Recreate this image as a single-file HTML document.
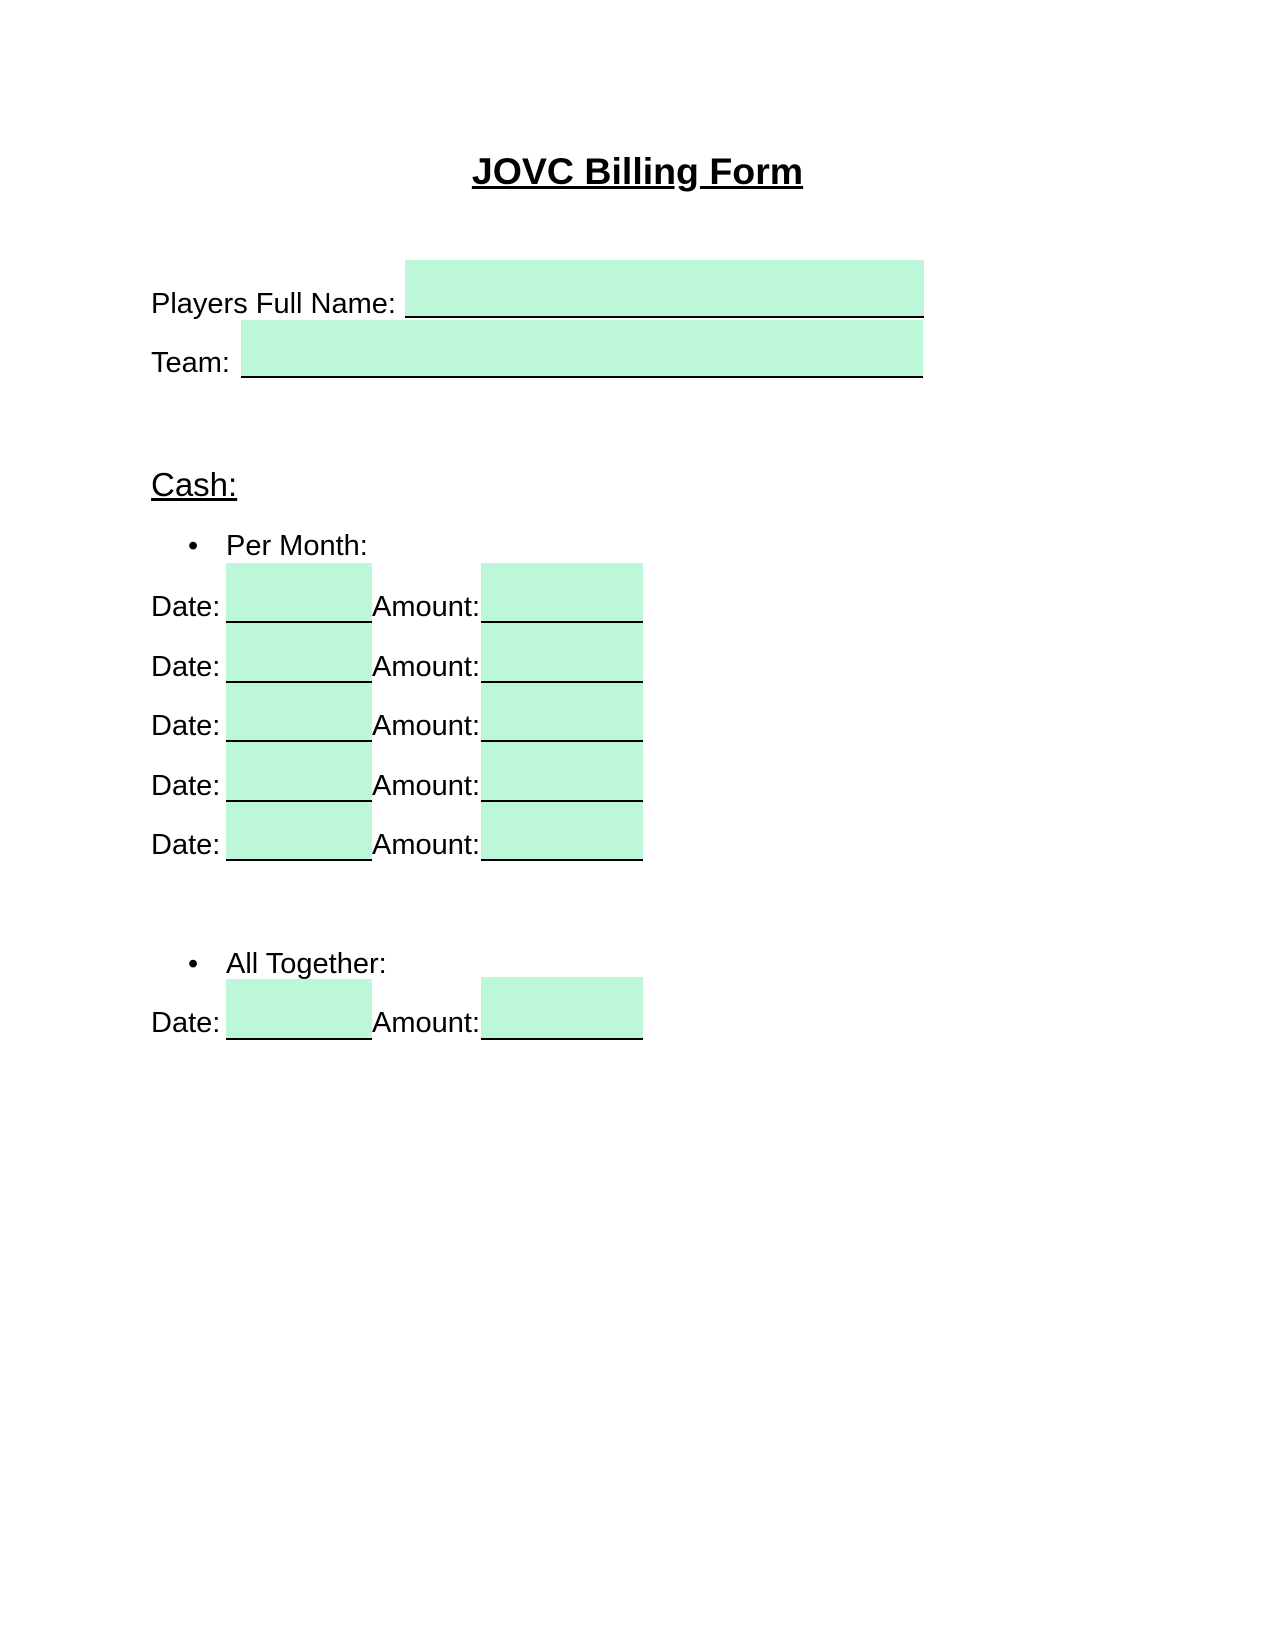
<!DOCTYPE html>
<html><head><meta charset="utf-8"><style>
html,body{margin:0;padding:0;background:#fff;}
body{width:1275px;height:1649px;position:relative;overflow:hidden;font-family:"Liberation Sans",Arial,sans-serif;color:#000;}
.t{position:absolute;white-space:nowrap;line-height:1;font-size:29px;}
.b{position:absolute;background:#bdf7da;border-bottom:2px solid #000;box-sizing:border-box;}
</style></head><body>
<div class="t" style="left:0;width:1275px;text-align:center;top:153px;font-size:37.5px;font-weight:bold;"><span style="text-decoration:underline;">JOVC Billing Form</span></div>

<div class="b" style="left:405px;top:260px;width:519px;height:58px;"></div>
<div class="t" style="left:151px;top:290px;">Players Full Name:</div>
<div class="b" style="left:241px;top:320px;width:682px;height:58px;"></div>
<div class="t" style="left:151px;top:349px;">Team:</div>

<div class="t" style="left:151px;top:468px;font-size:33px;text-decoration:underline;">Cash:</div>

<div class="t" style="left:188px;top:532px;">•</div>
<div class="t" style="left:226px;top:532px;">Per Month:</div>

<div class="b" style="left:226px;top:563px;width:146px;height:60px;"></div>
<div class="b" style="left:481px;top:563px;width:162px;height:60px;"></div>
<div class="t" style="left:151px;top:593px;">Date:</div>
<div class="t" style="left:372px;top:593px;">Amount:</div>

<div class="b" style="left:226px;top:623px;width:146px;height:60px;"></div>
<div class="b" style="left:481px;top:623px;width:162px;height:60px;"></div>
<div class="t" style="left:151px;top:653px;">Date:</div>
<div class="t" style="left:372px;top:653px;">Amount:</div>

<div class="b" style="left:226px;top:683px;width:146px;height:59px;"></div>
<div class="b" style="left:481px;top:683px;width:162px;height:59px;"></div>
<div class="t" style="left:151px;top:712px;">Date:</div>
<div class="t" style="left:372px;top:712px;">Amount:</div>

<div class="b" style="left:226px;top:742px;width:146px;height:60px;"></div>
<div class="b" style="left:481px;top:742px;width:162px;height:60px;"></div>
<div class="t" style="left:151px;top:772px;">Date:</div>
<div class="t" style="left:372px;top:772px;">Amount:</div>

<div class="b" style="left:226px;top:802px;width:146px;height:59px;"></div>
<div class="b" style="left:481px;top:802px;width:162px;height:59px;"></div>
<div class="t" style="left:151px;top:831px;">Date:</div>
<div class="t" style="left:372px;top:831px;">Amount:</div>

<div class="t" style="left:188px;top:950px;">•</div>
<div class="t" style="left:226px;top:950px;">All Together:</div>

<div class="b" style="left:226px;top:979px;width:146px;height:61px;"></div>
<div class="b" style="left:481px;top:977px;width:162px;height:63px;"></div>
<div class="t" style="left:151px;top:1009px;">Date:</div>
<div class="t" style="left:372px;top:1009px;">Amount:</div>
</body></html>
* * *
• [What is expected] Give every line above again exactly, with no pictures.

• [Correct response]
Recreate this image as a single-file HTML document.
<!DOCTYPE html>
<html><head><meta charset="utf-8"><style>
html,body{margin:0;padding:0;background:#fff;}
body{width:1275px;height:1649px;position:relative;overflow:hidden;font-family:"Liberation Sans",Arial,sans-serif;color:#000;}
.t{position:absolute;white-space:nowrap;line-height:1;font-size:29px;}
.b{position:absolute;background:#bdf7da;border-bottom:2px solid #000;box-sizing:border-box;}
</style></head><body>
<div class="t" style="left:0;width:1275px;text-align:center;top:153px;font-size:37.5px;font-weight:bold;"><span style="text-decoration:underline;">JOVC Billing Form</span></div>

<div class="b" style="left:405px;top:260px;width:519px;height:58px;"></div>
<div class="t" style="left:151px;top:290px;">Players Full Name:</div>
<div class="b" style="left:241px;top:320px;width:682px;height:58px;"></div>
<div class="t" style="left:151px;top:349px;">Team:</div>

<div class="t" style="left:151px;top:468px;font-size:33px;text-decoration:underline;">Cash:</div>

<div class="t" style="left:188px;top:532px;">•</div>
<div class="t" style="left:226px;top:532px;">Per Month:</div>

<div class="b" style="left:226px;top:563px;width:146px;height:60px;"></div>
<div class="b" style="left:481px;top:563px;width:162px;height:60px;"></div>
<div class="t" style="left:151px;top:593px;">Date:</div>
<div class="t" style="left:372px;top:593px;">Amount:</div>

<div class="b" style="left:226px;top:623px;width:146px;height:60px;"></div>
<div class="b" style="left:481px;top:623px;width:162px;height:60px;"></div>
<div class="t" style="left:151px;top:653px;">Date:</div>
<div class="t" style="left:372px;top:653px;">Amount:</div>

<div class="b" style="left:226px;top:683px;width:146px;height:59px;"></div>
<div class="b" style="left:481px;top:683px;width:162px;height:59px;"></div>
<div class="t" style="left:151px;top:712px;">Date:</div>
<div class="t" style="left:372px;top:712px;">Amount:</div>

<div class="b" style="left:226px;top:742px;width:146px;height:60px;"></div>
<div class="b" style="left:481px;top:742px;width:162px;height:60px;"></div>
<div class="t" style="left:151px;top:772px;">Date:</div>
<div class="t" style="left:372px;top:772px;">Amount:</div>

<div class="b" style="left:226px;top:802px;width:146px;height:59px;"></div>
<div class="b" style="left:481px;top:802px;width:162px;height:59px;"></div>
<div class="t" style="left:151px;top:831px;">Date:</div>
<div class="t" style="left:372px;top:831px;">Amount:</div>

<div class="t" style="left:188px;top:950px;">•</div>
<div class="t" style="left:226px;top:950px;">All Together:</div>

<div class="b" style="left:226px;top:979px;width:146px;height:61px;"></div>
<div class="b" style="left:481px;top:977px;width:162px;height:63px;"></div>
<div class="t" style="left:151px;top:1009px;">Date:</div>
<div class="t" style="left:372px;top:1009px;">Amount:</div>
</body></html>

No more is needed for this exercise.